Jamaica is set to tighten oversight of money flows by year end through amendments to the Proceeds to Organised Crime Act and the Terrorist Prevention Act.
However, the timeline for the passage of legislation to police microlenders is not as certain.
The bill, known as the Microcredit Act, is aimed at curtailing predatory lending practices including the rates currently charged by microlenders which tend to range beyond 50 per cent, along with intimidatory practices by lenders in getting borrowers to repay debt.
Despite Finance Minister Nigel Clarke’s stated intent to create a level playing field and improve the reputation of the sector, the draft law has been heavily criticised by both industry players and Opposition Spokesman on Finance Mark Golding who argues that the bill in its current state could “destroy the sector”.
“The microcredit bill was introduced in Parliament a few weeks ago and since that time, we’ve had the opportunity to meet with members of the industry who have made very reasonable suggestions to improve the bill, and those amendments are being drafted,” Clarke told the Financial Gleaner during the 8th Annual Anti-Money Laundering and Counter-Financing of Terrorism Conference in New Kingston on Tuesday.
Clarke did not give a timeline targeted for passage of the bill, but once passed and enacted into law, microcredit players will have only one year to determine whether they want to cease operation or apply for a licence through the supervising authority, Bank of Jamaica, BOJ.
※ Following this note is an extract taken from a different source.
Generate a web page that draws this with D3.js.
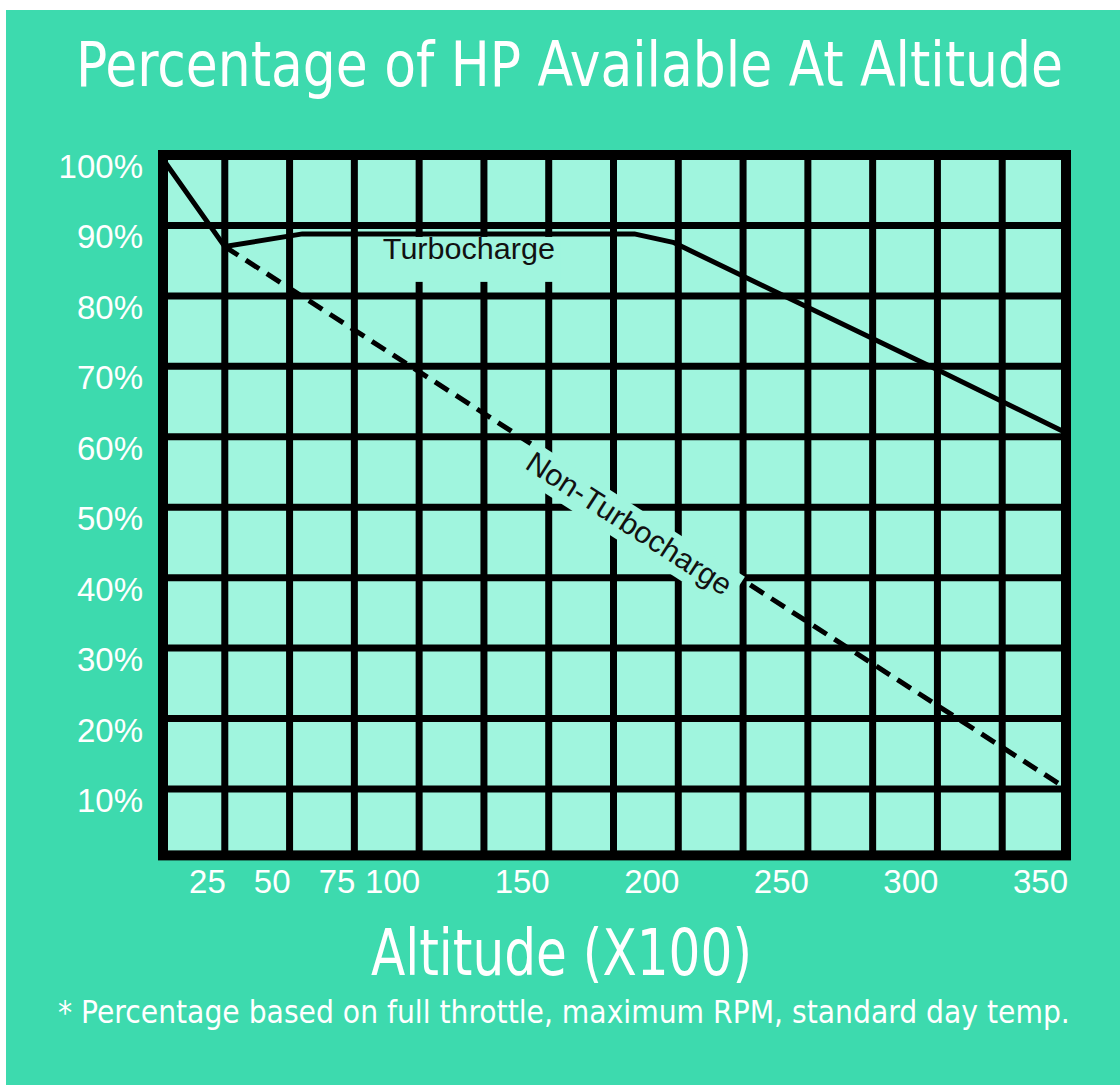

Jamaica’s microlending sector is estimated to have around 200 firms in operation, but those numbers may trend downwards in light of concerns that the Microcredit Act, as written, proposes to link loan rates to Treasury bill rates and the cost of issuing microloans. T-bill rates continue to track at or below two per cent per annum.
In addition to rate cuts, lenders will be required to maintain customer records for a minimum of seven years and conduct an audit of operations on an annual basis for submission to the BOJ.
“The Government is recognising that in setting the interest rates, microfinance institution will want to take into consideration not just the cost of funds and interest margins, but also the borrower’s credit, since they largely serve high-risk customers,” said Attorney Rene Gayle of First Heritage Co-operative Credit Union, who made a presentation on the legislation at the conference.
Anyone who is perturbed by the contours of the legislation still have an opportunity to participate in the final draft, she said.
Subsequent to the passage of the bill, the BOJ will be implementing new rules for the operations of microfinance firms. And the Consumer Affairs Commission will also issue a code of conduct to include the use of clear and simple language in loan agreements.